I'm home for the rest of the month. No more cruises around the Latin American coast, no more business trips to Chicago. It's been a confusing experience for me. While I wasn't looking, my travel tastes have radically changed. The relief I felt when I curled up in my very own bed last night was on par with the relief I felt when I walked off a plane from London after three months of a very, very bad relationship to see my family standing at the end of the arrivals gate, waving American flags and smiling. So, what am I whining about now?
I hate cities. That's news to me. I've lived and worked in them for years. I grew up in the Sex and the City age when every college-bound girl that I knew dreamed of moving to Manhattan. Sometimes on my afternoon walks around Boston harbor, I still catch myself thinking about lofts and window shopping and sky-high stilettos despite the fact that I know perfectly well that I don't like apartment buildings, spending extravagantly or sore feet. But living in the suburbs has distanced me from the hum of a city and not just geographically. It took Chicago less than four days to make me realize how far I've really moved from metropolitan life. From the second I stepped foot in our hotel, I couldn't wait to trade concrete squares for grass and traffic lights for trees. Even the beatboxing homeless man who followed us down Wacker Drive couldn't cheer me up. I mean, I missed the Supermoon for that? It all felt cold and lonely and suffocating in a way that no city ever has. It's not Chicago's fault though. That's just where I realized that I've changed.
Not for me
I want something else. Before this traveling stint, I got up-in-arms reading a blog that asserted that most American cities feel the same, unlike New Orleans which has a vibe of its own. Now I agree. Another thing I didn't like about Chicago is that it just felt so done. Chicago felt like New York to me, like Atlanta, like Newark, like Philadelphia, like Providence. What I liked about New Orleans - other than the endless hurricanes and Jello shots - was that it was different. In that town, I was aware that I was on the edge of mayhem. There was an air of literal insanity. Not everyone-has-their-issues insanity. Pure, profound mental instability that suggests that literally anything is possible, even probable. I felt a little like Alice in Wonderland walking down Bourbon Street and that was before I was drunk.
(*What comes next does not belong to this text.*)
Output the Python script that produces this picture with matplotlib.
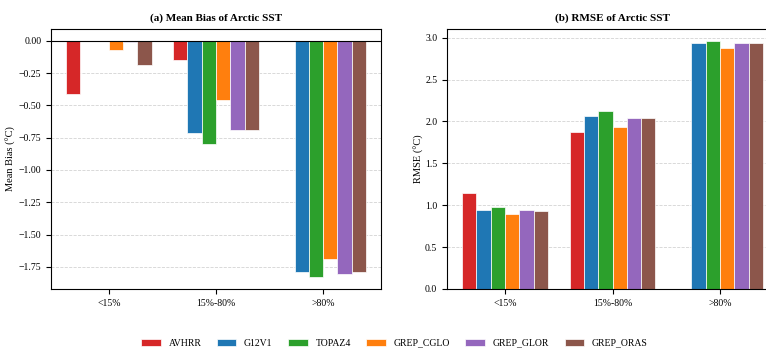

The cruise stops were disappointing for a reason similar to Chicago's. The ports of Costa Maya, Belize City and Roatán were little more than outdoor malls. Probably because two of the three are owned by the cruise lines. I didn't even get off the boat at Cozumel which looked like Cancun 2.0. At the other ports, the intent locals crowded around the port exits were enough to deter us from going into town proper. Never before have I been afraid of going into less than savory areas. Hell, I've lived in several. This time, the close inspection of my purse, my clean clothes, my skin color made me too scared to explore. And I hated that. The next time I go to one of those countries or any others in the region, I won't be arriving from the direction of the ship terminal, that's for sure.
But there certainly were highlights. We saw sting rays, giant lobster and barracuda while snorkeling in Belize. We learned about the local Belizean beers from the friendliest waitress on Bannister Island while we swung in side-by-side hammocks. We molested half the statues on the Norwegian Spirit. We sat at a window in the front of the ship when it passed through a squall with hurricane force winds. We swam around and laughed and ate well (mostly).
Banana courtesy of me
Still, home is best. I've been steadily turning more homebody for the past few years but this is different. Maybe it's because for the first time since I was 18, I really feel like the word "home" applies to where I live. I'm not couch surfing and living out of my Corolla anymore. I'm not relocating constantly from town to town or apartment to crappy apartment. I like looking out the window and knowing the exact location of every shrubbery in my backyard. I like the neighbor with the cute golden retriever and the elderly one who takes 10 minutes to get her car in the driveway. In a world of constant comparison, everything else is being compared back here to my perfect little bubble where everything is to my liking. Nothing can compare to home, no matter how fabulous the cruise state room or how grand the view from a hotel room. I would trade any number of jacuzzis, fluffy towels and concierge stewards for the smell of my front hall.